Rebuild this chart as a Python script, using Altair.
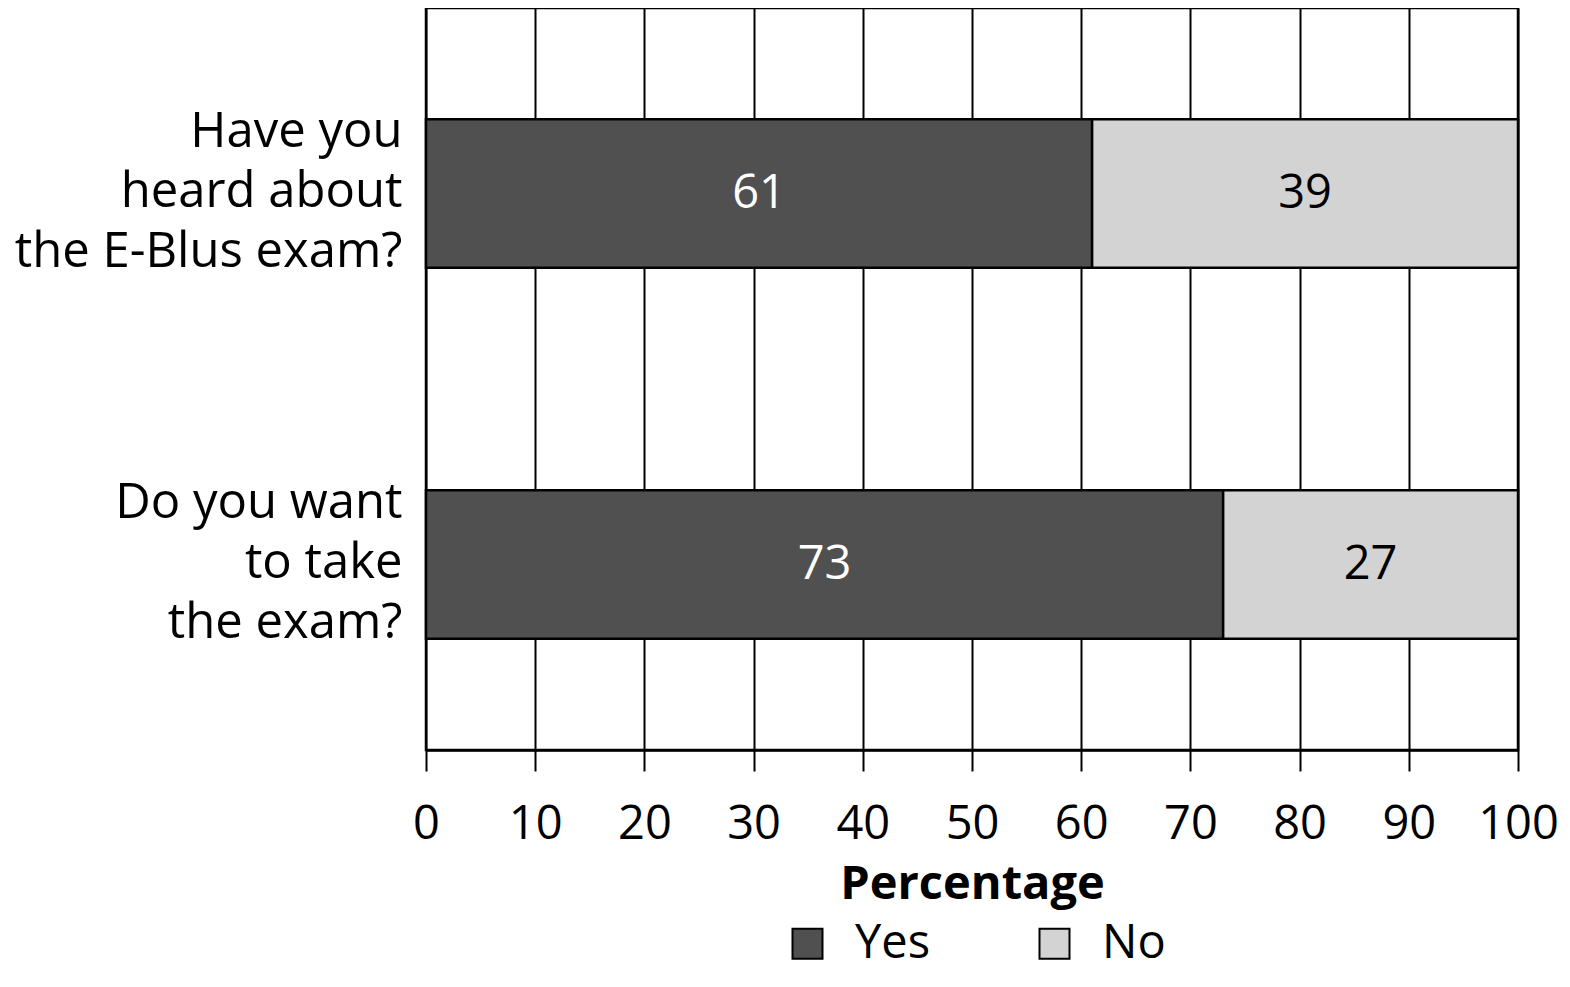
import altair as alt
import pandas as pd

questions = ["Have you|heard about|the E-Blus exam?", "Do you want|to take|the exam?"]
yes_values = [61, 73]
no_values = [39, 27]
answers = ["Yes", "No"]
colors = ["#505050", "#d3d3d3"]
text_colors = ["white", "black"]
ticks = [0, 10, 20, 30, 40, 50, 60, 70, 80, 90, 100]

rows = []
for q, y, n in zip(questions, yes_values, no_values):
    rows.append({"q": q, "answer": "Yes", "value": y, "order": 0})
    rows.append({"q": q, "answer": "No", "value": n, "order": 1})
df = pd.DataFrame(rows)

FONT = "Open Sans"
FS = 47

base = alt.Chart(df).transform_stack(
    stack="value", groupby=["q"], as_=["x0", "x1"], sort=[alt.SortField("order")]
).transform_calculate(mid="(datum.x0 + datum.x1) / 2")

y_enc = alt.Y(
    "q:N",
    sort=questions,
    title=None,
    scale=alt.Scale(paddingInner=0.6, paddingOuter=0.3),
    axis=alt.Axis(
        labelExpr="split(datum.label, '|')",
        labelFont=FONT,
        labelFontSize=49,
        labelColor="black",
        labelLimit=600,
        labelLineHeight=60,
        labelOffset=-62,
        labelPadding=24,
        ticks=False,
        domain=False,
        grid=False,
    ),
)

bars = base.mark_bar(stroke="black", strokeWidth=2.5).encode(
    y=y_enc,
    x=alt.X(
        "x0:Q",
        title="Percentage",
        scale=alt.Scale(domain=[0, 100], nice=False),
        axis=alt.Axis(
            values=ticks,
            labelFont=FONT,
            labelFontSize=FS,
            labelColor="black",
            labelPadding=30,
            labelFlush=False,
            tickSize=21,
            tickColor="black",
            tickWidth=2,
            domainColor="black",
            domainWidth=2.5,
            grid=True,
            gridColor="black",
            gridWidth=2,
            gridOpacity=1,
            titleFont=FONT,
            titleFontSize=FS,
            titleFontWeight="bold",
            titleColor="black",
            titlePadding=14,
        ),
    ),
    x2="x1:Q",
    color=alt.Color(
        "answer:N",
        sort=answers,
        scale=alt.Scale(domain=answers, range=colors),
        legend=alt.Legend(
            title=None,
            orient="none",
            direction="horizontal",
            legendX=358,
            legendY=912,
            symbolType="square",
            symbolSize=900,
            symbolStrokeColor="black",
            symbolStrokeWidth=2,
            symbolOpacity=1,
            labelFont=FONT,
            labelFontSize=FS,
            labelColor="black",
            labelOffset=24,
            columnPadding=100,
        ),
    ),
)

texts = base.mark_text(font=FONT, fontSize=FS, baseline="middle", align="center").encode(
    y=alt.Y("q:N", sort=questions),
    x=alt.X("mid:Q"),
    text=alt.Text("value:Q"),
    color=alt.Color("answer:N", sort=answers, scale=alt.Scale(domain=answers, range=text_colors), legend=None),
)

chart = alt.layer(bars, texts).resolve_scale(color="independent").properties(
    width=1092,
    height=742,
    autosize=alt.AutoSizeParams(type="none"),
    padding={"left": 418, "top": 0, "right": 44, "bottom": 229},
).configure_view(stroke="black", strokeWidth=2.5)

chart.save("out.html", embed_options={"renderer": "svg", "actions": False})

::::::::

THE REQUEST: Write out again every line above exactly as given; the pictures do not belong in the copy.

THE RESPONSE:
Rebuild this chart as a Python script, using Altair.
import altair as alt
import pandas as pd

questions = ["Have you|heard about|the E-Blus exam?", "Do you want|to take|the exam?"]
yes_values = [61, 73]
no_values = [39, 27]
answers = ["Yes", "No"]
colors = ["#505050", "#d3d3d3"]
text_colors = ["white", "black"]
ticks = [0, 10, 20, 30, 40, 50, 60, 70, 80, 90, 100]

rows = []
for q, y, n in zip(questions, yes_values, no_values):
    rows.append({"q": q, "answer": "Yes", "value": y, "order": 0})
    rows.append({"q": q, "answer": "No", "value": n, "order": 1})
df = pd.DataFrame(rows)

FONT = "Open Sans"
FS = 47

base = alt.Chart(df).transform_stack(
    stack="value", groupby=["q"], as_=["x0", "x1"], sort=[alt.SortField("order")]
).transform_calculate(mid="(datum.x0 + datum.x1) / 2")

y_enc = alt.Y(
    "q:N",
    sort=questions,
    title=None,
    scale=alt.Scale(paddingInner=0.6, paddingOuter=0.3),
    axis=alt.Axis(
        labelExpr="split(datum.label, '|')",
        labelFont=FONT,
        labelFontSize=49,
        labelColor="black",
        labelLimit=600,
        labelLineHeight=60,
        labelOffset=-62,
        labelPadding=24,
        ticks=False,
        domain=False,
        grid=False,
    ),
)

bars = base.mark_bar(stroke="black", strokeWidth=2.5).encode(
    y=y_enc,
    x=alt.X(
        "x0:Q",
        title="Percentage",
        scale=alt.Scale(domain=[0, 100], nice=False),
        axis=alt.Axis(
            values=ticks,
            labelFont=FONT,
            labelFontSize=FS,
            labelColor="black",
            labelPadding=30,
            labelFlush=False,
            tickSize=21,
            tickColor="black",
            tickWidth=2,
            domainColor="black",
            domainWidth=2.5,
            grid=True,
            gridColor="black",
            gridWidth=2,
            gridOpacity=1,
            titleFont=FONT,
            titleFontSize=FS,
            titleFontWeight="bold",
            titleColor="black",
            titlePadding=14,
        ),
    ),
    x2="x1:Q",
    color=alt.Color(
        "answer:N",
        sort=answers,
        scale=alt.Scale(domain=answers, range=colors),
        legend=alt.Legend(
            title=None,
            orient="none",
            direction="horizontal",
            legendX=358,
            legendY=912,
            symbolType="square",
            symbolSize=900,
            symbolStrokeColor="black",
            symbolStrokeWidth=2,
            symbolOpacity=1,
            labelFont=FONT,
            labelFontSize=FS,
            labelColor="black",
            labelOffset=24,
            columnPadding=100,
        ),
    ),
)

texts = base.mark_text(font=FONT, fontSize=FS, baseline="middle", align="center").encode(
    y=alt.Y("q:N", sort=questions),
    x=alt.X("mid:Q"),
    text=alt.Text("value:Q"),
    color=alt.Color("answer:N", sort=answers, scale=alt.Scale(domain=answers, range=text_colors), legend=None),
)

chart = alt.layer(bars, texts).resolve_scale(color="independent").properties(
    width=1092,
    height=742,
    autosize=alt.AutoSizeParams(type="none"),
    padding={"left": 418, "top": 0, "right": 44, "bottom": 229},
).configure_view(stroke="black", strokeWidth=2.5)

chart.save("out.html", embed_options={"renderer": "svg", "actions": False})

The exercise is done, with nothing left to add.